The Administration’s argument for trying to shut down a public nuisance lawsuit against the nation’s top greenhouse gas emitters is “an industry argument,” according to the co-lead counsel in the case, and has been contradicted by opinions of past Democratic Administrations.
This week, the Solicitor General asked the Supreme Court to vacate a ruling from the Second Circuit Court of Appeals that would have allowed the case, AEP v. Connecticut, to go forward. The ruling would have allowed the case, brought by 8 states, the city of New York and 3 public land trusts, to go forward, and force five of the largest coal-fired power plants in America to reduce their greenhouse gas emissions. The Second Curcuit reinstated the case in September 2009, after an earlier ruling from 2006 threw the case out.
In a brief (pdf) filed yesterday on behalf of the Tennessee Valley Authority, acting Solicitor General Neal Katyal agreed with the defendants, saying that U.S. EPA’s newly finalized regulations on greenhouse gases have displaced that type of common-law claim.
Katyal urged the court to vacate the decision and remand the case to the 2nd Circuit for further proceedings, this time taking into account the administration’s push to regulate greenhouse gases under the Clean Air Act.
The 2nd Circuit’s decision rested on the assertion that “EPA does not currently regulate carbon dioxide,” but that has since changed. The Obama administration has finalized several regulations in response to the Supreme Court’s 2007 decision in Massachusetts v. EPA, which told the agency to decide whether greenhouse gases were pollutants under the Clean Air Act.
Environmental groups reacted with alarm at the decision by the Obama Administration to side with the polluters (more reaction here and here). Matthew Pawa, the co-lead counsel in the case, said the argument basically boiled down to “Trust us, we’ll get to it, if we happen to get re-elected…. Talk is cheap, it’s enough. Enough hot air.”
One of the two arguments that the Solicitor General made in their brief was that the EPA has changed their policies and made regulatory changes to deal with GHGs. However, Pawa notes that the EPA has not yet made those regulatory changes for existing coal-fired power plants, just for new ones. This case concerns current emitters. “All of the other regulations that EPA has done, on fuel efficiency, on new power plants, everything else is irrelevant,” Pawa told FDL News.

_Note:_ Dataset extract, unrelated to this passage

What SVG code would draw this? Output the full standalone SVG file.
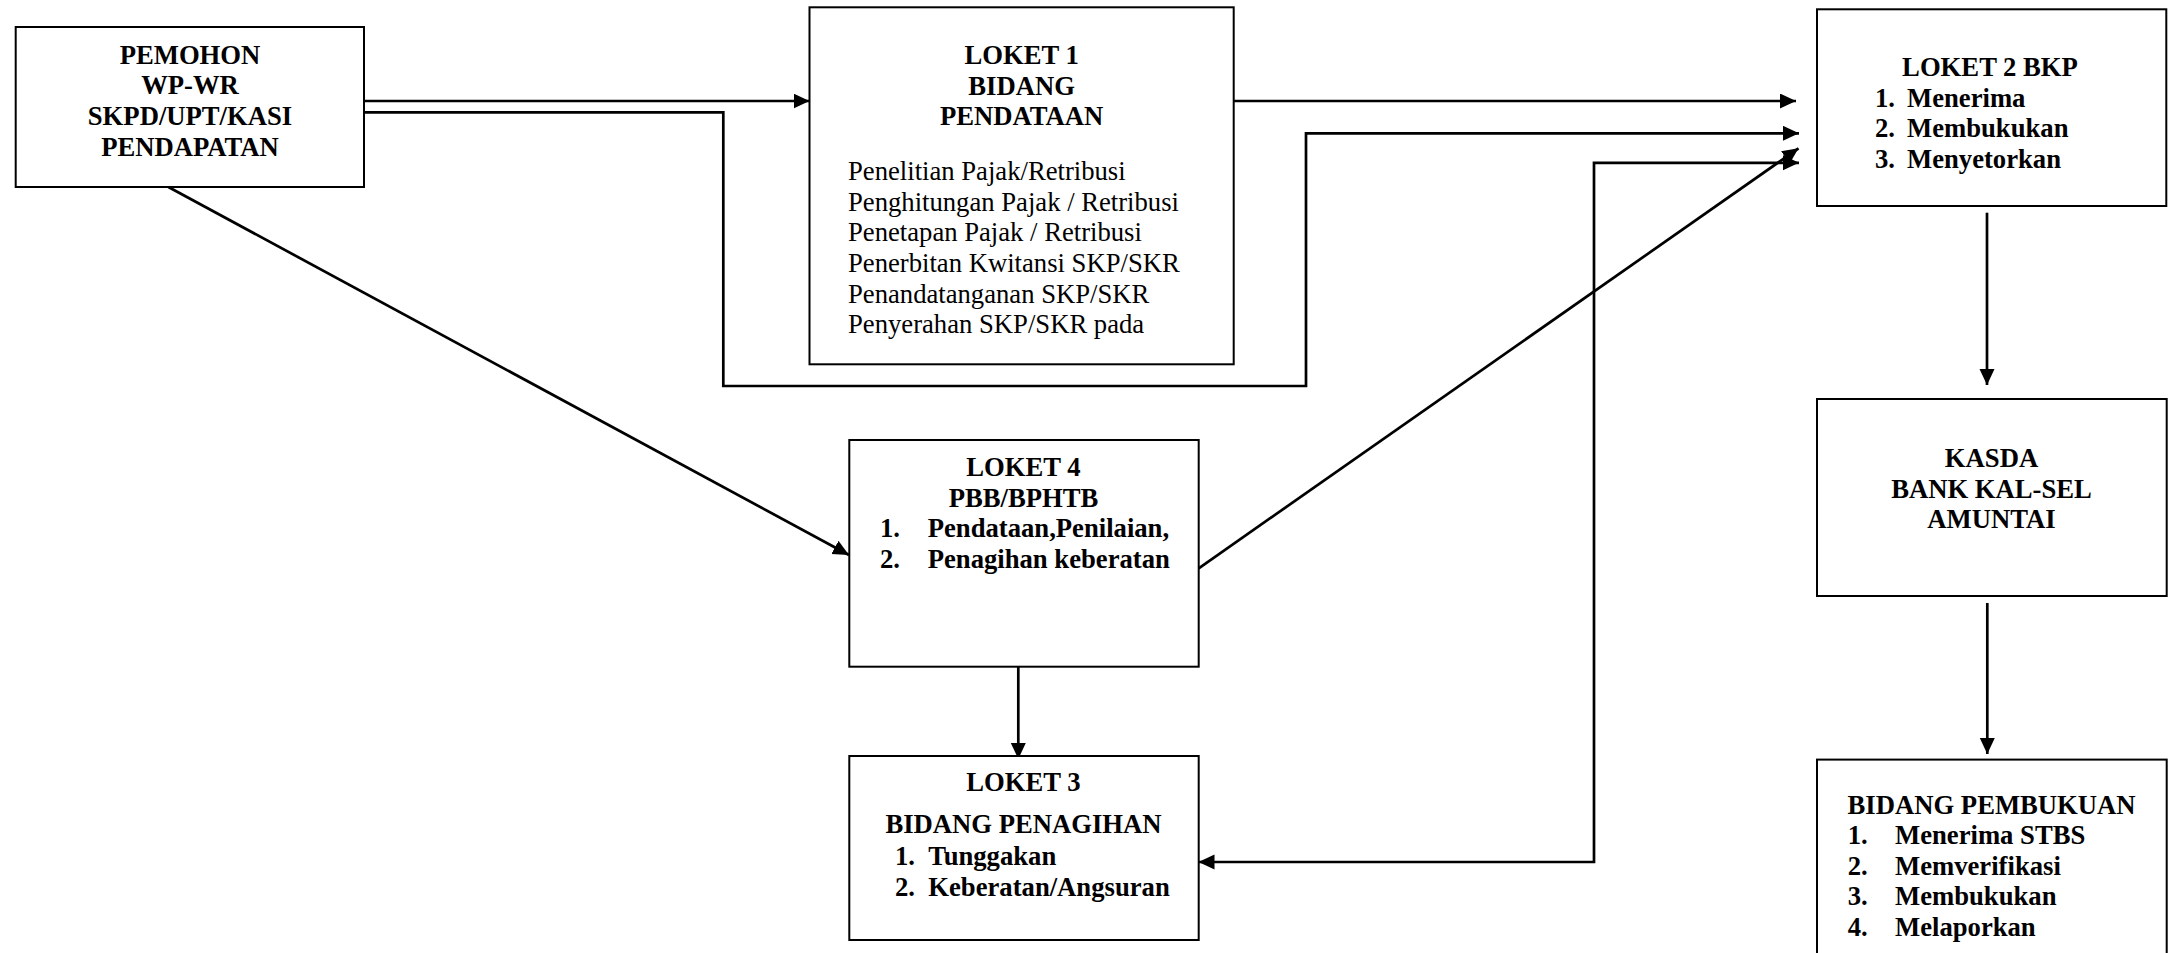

The other argument, which could be more damaging, concerned “prudential standing” and questioned whether the plaintiffs had the legal right to bring the case. That’s even more dangerous and would have all sorts of bad consequences for states and local governments being able to sue.
The ultimate question, well-put in this post by the Constitutional Accountability Center, concerns whether the EPA regulations and public nuisance lawsuits can work in concert or in opposition.

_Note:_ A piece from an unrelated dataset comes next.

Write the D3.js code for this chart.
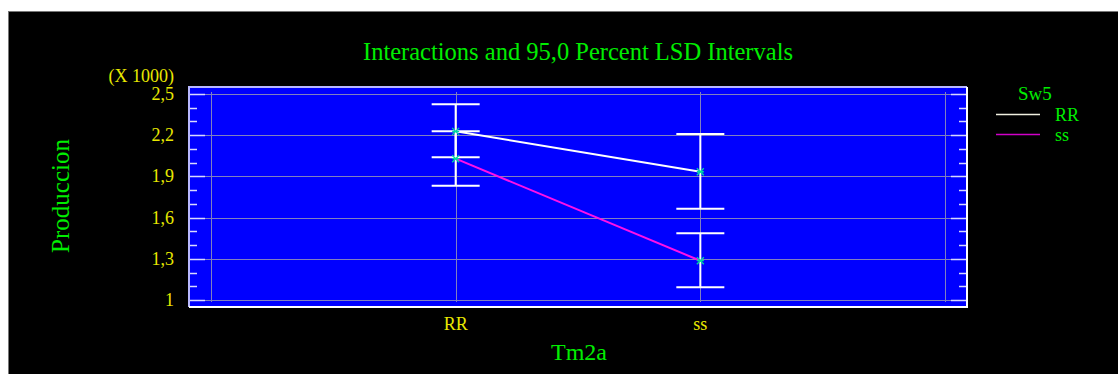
<!DOCTYPE html>
<html>
<head>
<meta charset="utf-8">
<script src="https://cdn.jsdelivr.net/npm/d3@7"></script>
<style>
  body { margin: 0; background: #fff; }
</style>
</head>
<body>
<div id="chart"></div>
<script>
// data (values in units of 1000)
const groups = ["RR", "ss"];
const seriesNames = ["RR", "ss"];
const means = [[2.228, 1.934], [2.029, 1.286]];
const lower = [[2.040, 1.665], [1.832, 1.092]];
const upper = [[2.425, 2.209], [2.228, 1.486]];
const yTicks = [1.0, 1.3, 1.6, 1.9, 2.2, 2.5];
const seriesColors = ["#ffffff", "#ff10e8"];

const width = 1118;
const height = 374;
const plotLeft = 189, plotRight = 967, plotTop = 87, plotBottom = 307;
const serif = "'Liberation Serif', 'Times New Roman', Times, serif";

const svg = d3.select("#chart").append("svg")
    .attr("width", width)
    .attr("height", height)
    .attr("font-family", serif);

// outer black panel
svg.append("rect")
    .attr("x", 8.5).attr("y", 11.5)
    .attr("width", width).attr("height", height)
    .attr("fill", "#000")
    .attr("stroke", "#777");

const x = d3.scaleLinear().domain([0, groups.length + 1]).range([211, 945]);
const y = d3.scaleLinear().domain([1.0, 2.5]).range([300, 94]);

// plot area
svg.append("rect")
    .attr("x", plotLeft).attr("y", plotTop)
    .attr("width", plotRight - plotLeft).attr("height", plotBottom - plotTop)
    .attr("fill", "#0000ff");

// gridlines
const grid = svg.append("g").attr("stroke", "#8080c0").attr("stroke-width", 1);
grid.selectAll(".hg").data(yTicks).join("line")
    .attr("x1", plotLeft).attr("x2", plotRight)
    .attr("y1", d => Math.round(y(d)) + 0.5).attr("y2", d => Math.round(y(d)) + 0.5);
grid.selectAll(".vg").data(d3.range(0, groups.length + 2)).join("line")
    .attr("x1", d => Math.round(x(d)) + 0.5).attr("x2", d => Math.round(x(d)) + 0.5)
    .attr("y1", 92).attr("y2", 302);

// ticks inside, left and right
const minorTicks = d3.range(1.0, 2.5001, 0.1).filter(v => !yTicks.some(t => Math.abs(t - v) < 1e-6));
const tickG = svg.append("g").attr("stroke", "#d8d8ff").attr("stroke-width", 1.5);
yTicks.forEach(v => {
  const yy = Math.round(y(v)) + 0.5;
  tickG.append("line").attr("x1", plotLeft).attr("x2", plotLeft + 16).attr("y1", yy).attr("y2", yy);
  tickG.append("line").attr("x1", plotRight).attr("x2", plotRight - 16).attr("y1", yy).attr("y2", yy);
});
minorTicks.forEach(v => {
  const yy = Math.round(y(v)) + 0.5;
  tickG.append("line").attr("x1", plotLeft).attr("x2", plotLeft + 8).attr("y1", yy).attr("y2", yy);
  tickG.append("line").attr("x1", plotRight).attr("x2", plotRight - 8).attr("y1", yy).attr("y2", yy);
});

// frame
svg.append("path")
    .attr("d", `M${plotLeft},${plotBottom} V${plotTop} H${plotRight}`)
    .attr("fill", "none").attr("stroke", "#b8b8ff").attr("stroke-width", 2);
svg.append("path")
    .attr("d", `M${plotRight},${plotTop} V${plotBottom} H${plotLeft}`)
    .attr("fill", "none").attr("stroke", "#ffffff").attr("stroke-width", 2);

// error bars
const capHalf = 24;
const bars = svg.append("g").attr("stroke", "#fff").attr("stroke-width", 2);
seriesNames.forEach((s, si) => {
  groups.forEach((g, gi) => {
    const cx = x(gi + 1);
    bars.append("line").attr("x1", cx).attr("x2", cx)
        .attr("y1", y(lower[si][gi])).attr("y2", y(upper[si][gi]));
    [lower[si][gi], upper[si][gi]].forEach(v => {
      bars.append("line").attr("x1", cx - capHalf).attr("x2", cx + capHalf)
          .attr("y1", y(v)).attr("y2", y(v));
    });
  });
});

// series lines
const line = d3.line().x((d, i) => x(i + 1)).y(d => y(d));
seriesNames.forEach((s, si) => {
  svg.append("path")
      .attr("d", line(means[si]))
      .attr("fill", "none")
      .attr("stroke", seriesColors[si])
      .attr("stroke-width", 2);
});

// markers
const markerG = svg.append("g").attr("stroke", "#00d8a0").attr("stroke-width", 1.3);
seriesNames.forEach((s, si) => {
  means[si].forEach((v, gi) => {
    const cx = x(gi + 1), cy = y(v), r = 3.5;
    markerG.append("path")
        .attr("d", `M${cx - r},${cy - r}L${cx + r},${cy + r}M${cx - r},${cy + r}L${cx + r},${cy - r}M${cx - r},${cy}H${cx + r}`)
        .attr("fill", "none");
  });
});

// axis labels
const yellow = "#e8e800", green = "#00ee00";
svg.selectAll(".ylab").data(yTicks).join("text")
    .attr("x", 174).attr("y", d => y(d) + 6)
    .attr("text-anchor", "end")
    .attr("font-size", 18).attr("fill", yellow)
    .text(d => d3.format(".1f")(d).replace(".", ",").replace(",0", ""));
svg.append("text")
    .attr("x", 174).attr("y", 82)
    .attr("text-anchor", "end")
    .attr("font-size", 18).attr("fill", yellow)
    .text("(X 1000)");
svg.selectAll(".xlab").data(groups).join("text")
    .attr("x", (d, i) => x(i + 1)).attr("y", 330)
    .attr("text-anchor", "middle")
    .attr("font-size", 18).attr("fill", yellow)
    .text(d => d);

svg.append("text")
    .attr("x", 578).attr("y", 60)
    .attr("text-anchor", "middle")
    .attr("font-size", 24.5).attr("fill", green)
    .text("Interactions and 95,0 Percent LSD Intervals");
svg.append("text")
    .attr("x", 579).attr("y", 360)
    .attr("text-anchor", "middle")
    .attr("font-size", 24).attr("fill", green)
    .text("Tm2a");
svg.append("text")
    .attr("transform", "translate(69,196) rotate(-90)")
    .attr("text-anchor", "middle")
    .attr("font-size", 25).attr("fill", green)
    .text("Produccion");

// legend
svg.append("text")
    .attr("x", 1018).attr("y", 100)
    .attr("font-size", 19).attr("fill", green)
    .text("Sw5");
const legendColors = ["#f0f0e0", "#d000c8"];
seriesNames.forEach((s, si) => {
  const ly = 114.5 + si * 20;
  svg.append("line")
      .attr("x1", 996).attr("x2", 1040).attr("y1", ly).attr("y2", ly)
      .attr("stroke", legendColors[si]).attr("stroke-width", 1.5);
  svg.append("text")
      .attr("x", 1055).attr("y", ly + 6)
      .attr("font-size", 18).attr("fill", green)
      .text(s);
});
</script>
</body>
</html>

The case at issue is American Electric Power (AEP) v. Connecticut, in which a coalition, led by the State of Connecticut, turned its frustration with Washington’s failure to regulate greenhouse-gas emissions into a common-law nuisance action against several of the nation’s largest electric utilities. Under the nuisance principle—one of the oldest in English common law—a property owner may ask the court to stop a defendant who is interfering with the owner’s enjoyment of his own property and, in some circumstances, to force the defendant to pay damages. In the Connecticut case, the plaintiffs thus sought to persuade the court to order the utility companies to reduce their greenhouse-gas emissions by showing how such gases cause global warming, which in turn was creating increased temperatures, alternating drought and floods, destruction of natural habitats, and corresponding decreases in property values and human health and welfare. [...]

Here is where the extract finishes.